The ruling of the United Nations International Court of Justice in The Hague has a weight in proving Russia's violation of international law. No one in the international community argues about the status of the Ukrainian peninsula, with the exception of some Russian satellites (only the unrecognized republics of Abkhazia, South Ossetia, Nagorno-Karabakh, as well as Kazakhstan and Kirghizstan recognized a pseudo-referendum in Crimea on the accession to Russia).
However, the court will not be able to get Russia to withdraw from Donbas and Crimea.
If Russia is accused of financing terrorism, Turkey may demand the same move against the United States, since Washington supported Kurdish separatists in northern Syria who fought against regular Turkish troops
The ICJ is the body with the highest authority in the international judiciary so its ruling on Russia's violation of international law, namely, the rights of the Crimean Tatars and Ukrainians on the peninsula would be very important. And even more important is the case where the ICJ could prove that Russia violated the Convention on the Financing of Terrorism.
According to Ukrainian media, the convention has never been applied before, as it could open a "Pandora's box". In other words, if Russia is accused of financing terrorism, Turkey, for example, may demand the same move against the United States, since Washington supported Kurdish separatists in northern Syria who fought against regular Turkish troops.
It is also important to understand that the recent ICJ did not accuse Russia but merely decided on the case admissibility, confirming its jurisdiction over the claim lodged by Ukraine. It was at this stage that the Russians tried to object. Apparently, they felt confident in the victory, because they won a similar case against Georgia 10 years ago because of the mistakes made by the Georgian side...
As for the ultimate court verdicts, lawyers say they can be expected no earlier than 2022. The least Ukraine can claim from Russia is compensation.
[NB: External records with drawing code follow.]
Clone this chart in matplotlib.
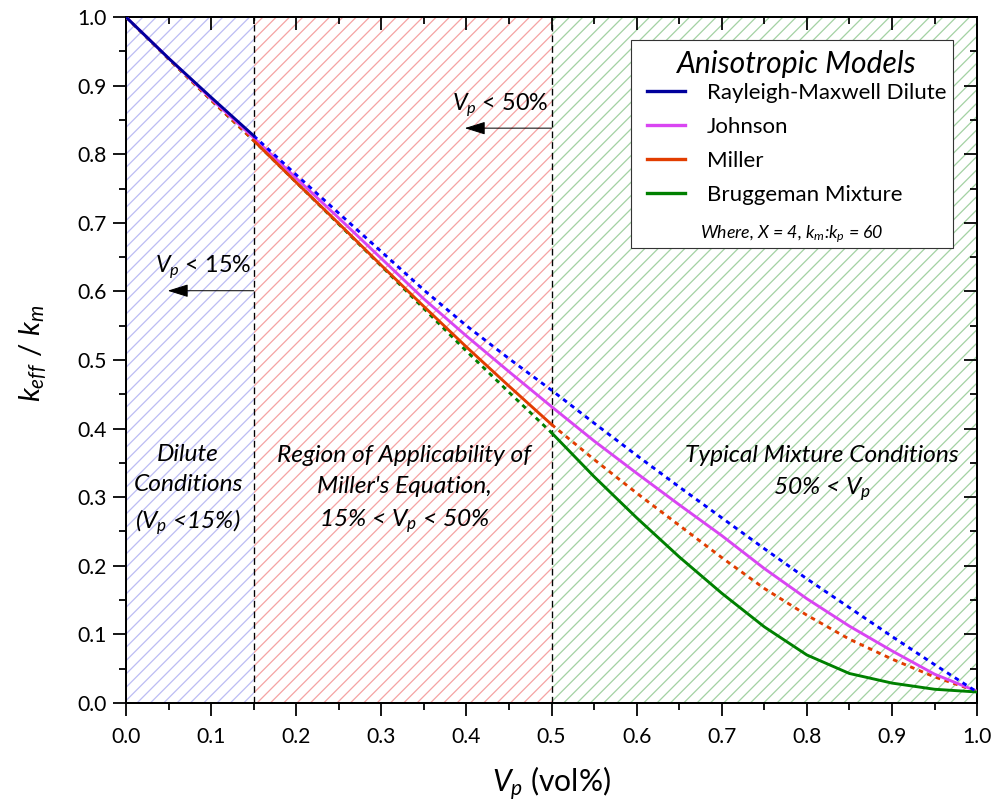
import numpy as np
import matplotlib
matplotlib.use('Agg')
import matplotlib.pyplot as plt
from matplotlib.lines import Line2D
from matplotlib.patches import Rectangle
from matplotlib.ticker import MultipleLocator

# Fonts
plt.rcParams['font.family'] = ['Lato', 'DejaVu Sans']
plt.rcParams['mathtext.fontset'] = 'custom'
plt.rcParams['mathtext.rm'] = 'Lato'
plt.rcParams['mathtext.it'] = 'Lato:italic'
plt.rcParams['hatch.linewidth'] = 1.15

# Data, Vp in 0.05 steps
vp = np.array([0.00, 0.05, 0.10, 0.15, 0.20, 0.25, 0.30, 0.35, 0.40, 0.45, 0.50,
               0.55, 0.60, 0.65, 0.70, 0.75, 0.80, 0.85, 0.90, 0.95, 1.00])
rayleigh = np.array([1.000, 0.940, 0.883, 0.827, 0.770, 0.714, 0.658, 0.602, 0.550, 0.502, 0.456,
                     0.408, 0.361, 0.315, 0.270, 0.225, 0.181, 0.139, 0.097, 0.056, 0.016])
johnson = np.array([1.000, 0.940, 0.881, 0.824, 0.765, 0.707, 0.648, 0.589, 0.535, 0.483, 0.432,
                    0.382, 0.335, 0.289, 0.244, 0.196, 0.152, 0.112, 0.076, 0.042, 0.017])
miller = np.array([1.000, 0.939, 0.879, 0.820, 0.759, 0.699, 0.638, 0.578, 0.519, 0.462, 0.406,
                   0.355, 0.306, 0.259, 0.212, 0.167, 0.128, 0.093, 0.064, 0.038, 0.017])
bruggeman = np.array([1.000, 0.939, 0.879, 0.820, 0.759, 0.698, 0.637, 0.575, 0.513, 0.453, 0.394,
                      0.330, 0.270, 0.213, 0.160, 0.111, 0.070, 0.043, 0.029, 0.020, 0.016])

labels = ['Rayleigh-Maxwell Dilute', 'Johnson', 'Miller', 'Bruggeman Mixture']
colors = ['#00009C', '#D945F2', '#E23D00', '#008000']
dot_blue = '#0000FF'
lim_dilute = 0.15
lim_miller = 0.50

fig = plt.figure(figsize=(996 / 80, 811 / 80), dpi=80)
ax = fig.add_axes([0.1265, 0.1332, 0.8545, 0.8458])

# shaded regions
ax.axvspan(0, lim_dilute, facecolor='white', edgecolor='#bdbdf3', hatch='//', lw=0, zorder=0)
ax.axvspan(lim_dilute, lim_miller, facecolor='white', edgecolor='#f5a4a4', hatch='//', lw=0, zorder=0)
ax.axvspan(lim_miller, 1.0, facecolor='white', edgecolor='#a4d2a4', hatch='//', lw=0, zorder=0)
for xv in [lim_dilute, lim_miller]:
    ax.axvline(xv, color='black', ls=(0, (5, 3)), lw=1.2, zorder=1)

dil = vp <= lim_dilute + 1e-9
pst = vp >= lim_dilute - 1e-9
mid = (vp >= lim_dilute - 1e-9) & (vp <= lim_miller + 1e-9)
low = vp <= lim_miller + 1e-9
high = vp >= lim_miller - 1e-9
lw = 2.6
dash = (0, (1.6, 1.6))

ax.plot(vp[low], bruggeman[low], color=colors[3], lw=lw, ls=dash, zorder=2)
ax.plot(vp[dil], miller[dil], color=colors[2], lw=lw, ls=dash, zorder=3)
ax.plot(vp[high], miller[high], color=colors[2], lw=lw, ls=dash, zorder=3)
ax.plot(vp, johnson, color=colors[1], lw=lw, zorder=3)
ax.plot(vp[mid], miller[mid], color=colors[2], lw=lw, zorder=4)
ax.plot(vp[high], bruggeman[high], color=colors[3], lw=lw, zorder=4)
ax.plot(vp[pst], rayleigh[pst], color=dot_blue, lw=lw, ls=dash, zorder=4)
ax.plot(vp[dil], rayleigh[dil], color=colors[0], lw=lw, zorder=5)

# arrows
ax.annotate('', xy=(0.049, 0.601), xytext=(lim_dilute, 0.601),
            arrowprops=dict(arrowstyle='-|>,head_length=0.8,head_width=0.25',
                            color='black', lw=0.9, mutation_scale=20, shrinkA=0, shrinkB=0))
ax.text(0.091, 0.636, r'$V_p$ < 15%', fontsize=21, ha='center', va='center')
ax.annotate('', xy=(0.398, 0.838), xytext=(lim_miller, 0.838),
            arrowprops=dict(arrowstyle='-|>,head_length=0.8,head_width=0.25',
                            color='black', lw=0.9, mutation_scale=20, shrinkA=0, shrinkB=0))
ax.text(0.44, 0.871, r'$V_p$ < 50%', fontsize=21, ha='center', va='center')

# region notes
ax.text(0.073, 0.31, 'Dilute\nConditions\n' + r'($V_p$ <15%)', fontsize=22, style='italic',
        ha='center', va='center', linespacing=1.55)
ax.text(0.327, 0.31, "Region of Applicability of\nMiller's Equation,\n" + r'15% < $V_p$ < 50%',
        fontsize=22, style='italic', ha='center', va='center', linespacing=1.55)
ax.text(0.8175, 0.334, 'Typical Mixture Conditions\n' + r'50% < $V_p$', fontsize=22,
        style='italic', ha='center', va='center', linespacing=1.5)

# legend box
box = Rectangle((0.593, 0.663), 0.379, 0.303, transform=ax.transAxes, facecolor='white',
                edgecolor='#333333', lw=1.0, zorder=8)
ax.add_patch(box)
handles = [Line2D([], [], color=c, lw=3.0) for c in colors]
leg = ax.legend(handles, labels, loc='upper left', bbox_to_anchor=(0.5965, 0.972), frameon=False,
                fontsize=20, title='Anisotropic Models', title_fontsize=27,
                handlelength=1.7, handletextpad=1.0, labelspacing=0.63, borderpad=0.1)
leg.get_title().set_style('italic')
leg._legend_box.sep = 5
leg.set_zorder(9)
ax.text(0.7825, 0.684, r'Where, $X$ = 4, $k_m$:$k_p$ = 60', transform=ax.transAxes,
        fontsize=16, style='italic', ha='center', va='center', zorder=10)

# axes
ax.set_xlim(0, 1)
ax.set_ylim(0, 1)
ax.set_xticks(np.arange(0, 1.01, 0.1))
ax.set_yticks(np.arange(0, 1.01, 0.1))
ax.xaxis.set_minor_locator(MultipleLocator(0.05))
ax.yaxis.set_minor_locator(MultipleLocator(0.05))
ax.set_xticklabels([f'{t:.1f}' for t in np.arange(0, 1.01, 0.1)])
ax.set_yticklabels([f'{t:.1f}' for t in np.arange(0, 1.01, 0.1)])
ax.tick_params(which='major', direction='out', length=11.5, width=1.6, labelsize=19, pad=6)
ax.tick_params(which='minor', direction='out', length=6, width=1.6)
ax.tick_params(axis='x', which='major', pad=10)
for s in ax.spines.values():
    s.set_linewidth(1.8)

sx = ax.secondary_xaxis('top')
sx.set_xticks(np.arange(0, 1.01, 0.1))
sx.xaxis.set_minor_locator(MultipleLocator(0.05))
sx.tick_params(which='major', direction='in', length=11.5, width=1.6, labeltop=False)
sx.tick_params(which='minor', direction='in', length=6, width=1.6)
sy = ax.secondary_yaxis('right')
sy.set_yticks(np.arange(0, 1.01, 0.1))
sy.yaxis.set_minor_locator(MultipleLocator(0.05))
sy.tick_params(which='major', direction='in', length=11.5, width=1.6, labelright=False)
sy.tick_params(which='minor', direction='in', length=6, width=1.6)

ax.set_xlabel(r'$V_p$ (vol%)', fontsize=27)
ax.set_ylabel(r'$k_{eff}$ / $k_m$', fontsize=26.5)
ax.xaxis.set_label_coords(0.5, -0.09)
ax.yaxis.set_label_coords(-0.09, 0.51)

fig.savefig('out.png', dpi=80)
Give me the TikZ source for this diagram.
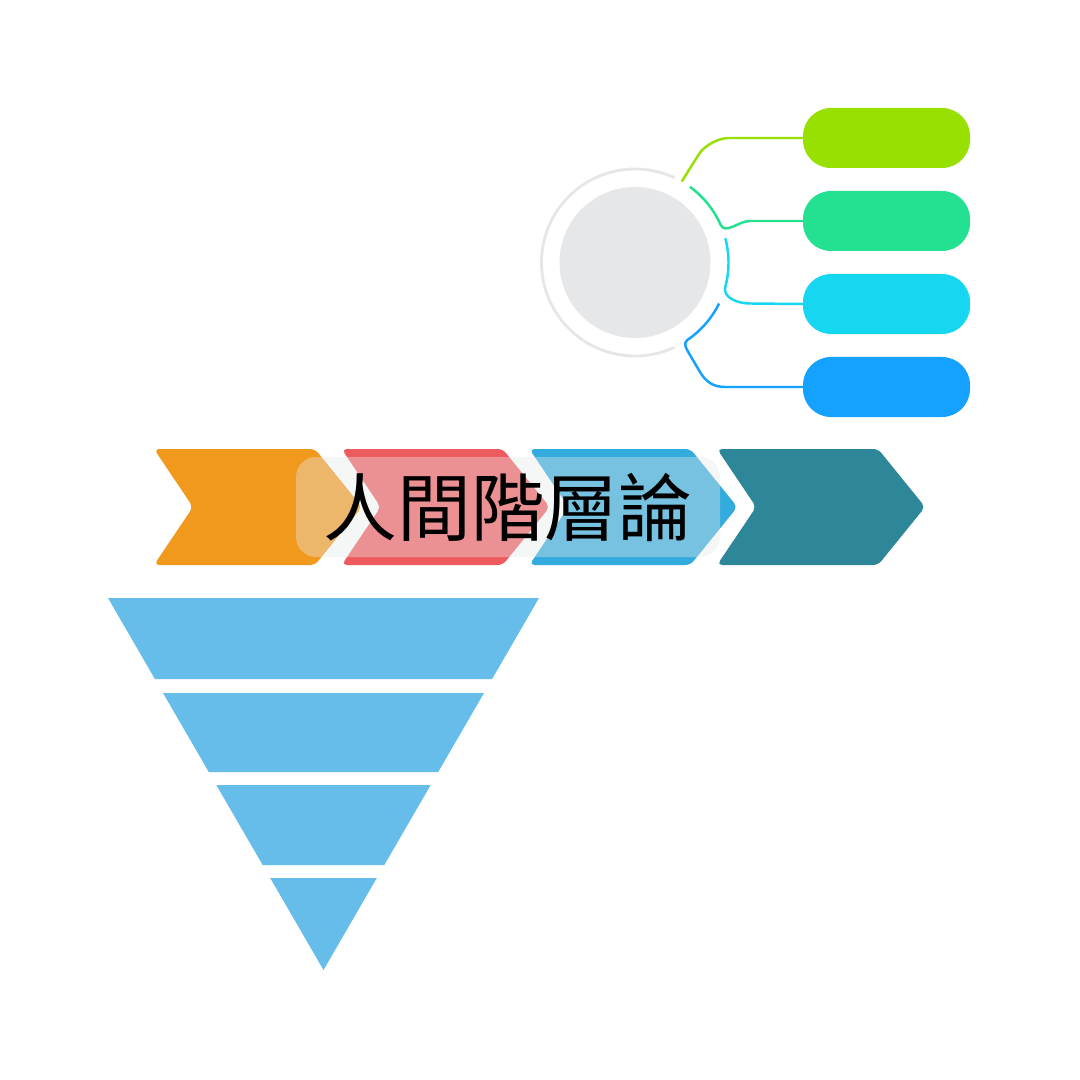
\documentclass[tikz,border=0pt]{standalone}
\usepackage{fontspec}
\newfontfamily\cjk{Noto Sans CJK TC}
\usepackage{xcolor}
\usepackage{tikz}
\usetikzlibrary{positioning}

\definecolor{chevOrange}{HTML}{F0991D}
\definecolor{chevRed}{HTML}{EE5B5F}
\definecolor{chevBlue}{HTML}{33ABDD}
\definecolor{chevTeal}{HTML}{2D8799}
\definecolor{pillA}{HTML}{97E002}
\definecolor{pillB}{HTML}{23E190}
\definecolor{pillC}{HTML}{16D6F0}
\definecolor{pillD}{HTML}{15A1FF}
\definecolor{hubGray}{HTML}{E6E7E8}
\definecolor{ringGray}{HTML}{E6E6E6}
\definecolor{veilGray}{HTML}{E7E8E9}
\definecolor{funnelBlue}{HTML}{66BDE9}

\begin{document}
\begin{tikzpicture}[scale=1,
  pill/.style={rectangle, rounded corners=0.28cm, minimum width=1.67cm, minimum height=0.6cm, inner sep=0pt, outer sep=0pt},
  link/.style={line width=0.7pt},
  band/.style={fill=funnelBlue}]

% Canvas
\fill[white] (0,0) rectangle (10.8,-10.8);
\useasboundingbox (0,0) rectangle (10.8,-10.8);

% Draw hub and ring
\node[circle, fill=hubGray, minimum size=1.51cm, inner sep=0pt] (hub) at (6.35,-2.625) {};
\node[circle, minimum size=1.87cm, inner sep=0pt, outer sep=0pt] (ring) at (hub.center) {};
\draw[ringGray, line width=0.8pt] (ring.65) arc[start angle=65, end angle=295, radius=0.935];

% Draw pills
\node[pill, fill=pillA] (pill1) at (8.865,-1.38) {};
\node[pill, fill=pillB, below=0.23cm of pill1] (pill2) {};
\node[pill, fill=pillC, below=0.23cm of pill2] (pill3) {};
\node[pill, fill=pillD, below=0.23cm of pill3] (pill4) {};

% Draw links
\draw[link, pillA, rounded corners=0.2cm] (ring.60) -- (7.09,-1.38) -- (pill1.west);
\draw[link, pillB] (ring.54) arc[start angle=54, end angle=24, radius=0.935] to[out=-66, in=180] (7.5,-2.21) -- (pill2.west);
\draw[link, pillC] (ring.15) arc[start angle=15, end angle=-15, radius=0.935] to[out=-105, in=180] (7.5,-3.035) -- (pill3.west);
\draw[link, pillD] (ring.-26) arc[start angle=-26, end angle=-56, radius=0.935] to[out=-146, in=120] (6.90,-3.55) -- (7.0,-3.72) to[out=-60, in=180] (7.25,-3.87) -- (pill4.west);

% Draw chevrons
\foreach \i/\col in {0/chevOrange,1/chevRed,2/chevBlue,3/chevTeal}{
  \pgfmathsetmacro\lx{1.54+1.877*\i}
  \fill[\col, rounded corners=0.05cm] (\lx,-4.49) -- ++(1.61,0) -- ++(0.47,-0.58) -- ++(-0.47,-0.58) -- ++(-1.61,0) -- ++(0.39,0.58) -- cycle;
}

% Title on veil
\node[fill=veilGray, fill opacity=0.38, text opacity=1, rounded corners=0.2cm, minimum width=4.24cm, minimum height=1.0cm, inner sep=0pt,
  font=\cjk\fontsize{21}{24}\selectfont] (title) at (5.08,-5.07) {人間階層論};

% Draw funnel
\foreach \t/\b in {5.98/6.79,6.93/7.72,7.85/8.65,8.78/9.70}{
  \pgfmathsetmacro\wt{2.155*(9.70-\t)/3.72}
  \pgfmathsetmacro\wb{2.155*(9.70-\b)/3.72}
  \fill[band] ({3.235-\wt},-\t) -- ({3.235+\wt},-\t) -- ({3.235+\wb},-\b) -- ({3.235-\wb},-\b) -- cycle;
}

\end{tikzpicture}
\end{document}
However, compensation is not the main thing Ukraine is seeking.
Now the world community is undergoing a simple choice phase, where on the scales is the weight of international law – the reaction and moves of state actors that had once formed the body of international law and adhered to it permanently – and the opportunity to turn a blind eye to violations of international law for the sake of "reconciliation" with Russia. But for Ukraine, this is the only chance to prove to the world community a clear rule: the country that violates international law deserves punishment. It's up to the court to determine the scale of such punishment but the very fact that the violations are proven and not forgotten would be a clear victory of "power of law" over "power of force."
Russia hasn't responded to the ICJ ruling. However, it is not difficult to predict their upcoming reaction. Procedural decisions made by judges and the trial as a whole will be used by the Russians as bargaining chips in Donbas de-escalation talks. They will offer Ukraine to first drop the claims before the sides could talk on the merits.
Silence in the Russian media means Moscow admits defeat in court, so Moscow will build its tactics toward further blackmail – not only of Ukraine, but also France and Germany
For example, the issue has already been linked to energy, including gas transit, which paints the latter in political, rather than market-economic colors. It should be recalled that the Russians have pulled their "wild card": "Want to talk about transit? No problem, but let's nullify all arbitration claims, then we'll talk transit and pricing. But in reality, this is a common blackmail that the Russians apply as they know that the Ukrainian side really needs a Normandy Four summit.
The same could be applied to ICJ rulings. Silence in the Russian media means Moscow admits defeat in court, so Moscow will build its tactics toward further blackmail – not only of Ukraine, but also France and Germany.
It is difficult to imagine that the Kremlin recognizes the verdict of the UN court. But, again, they could use it to further delay the Donbas settlement process.
It is logical that the process of de-escalation should begin with the official recognition of the facts of Russia's financing of terrorism and, consequently, the Kremlin's conscious support of separatists in the Ukrainian territory. Recognizing this through an international court would effectively disarm skeptics who have speculated on the issue for years.
At the same time, the UN court ruling strengthens Ukraine's position in the international arena, and especially in the negotiations on Crimea and Donbas. However, it gives no guarantees that Russia will implement and recognize the decision. Again, it all depends on the geopolitical bargaining that is now underway.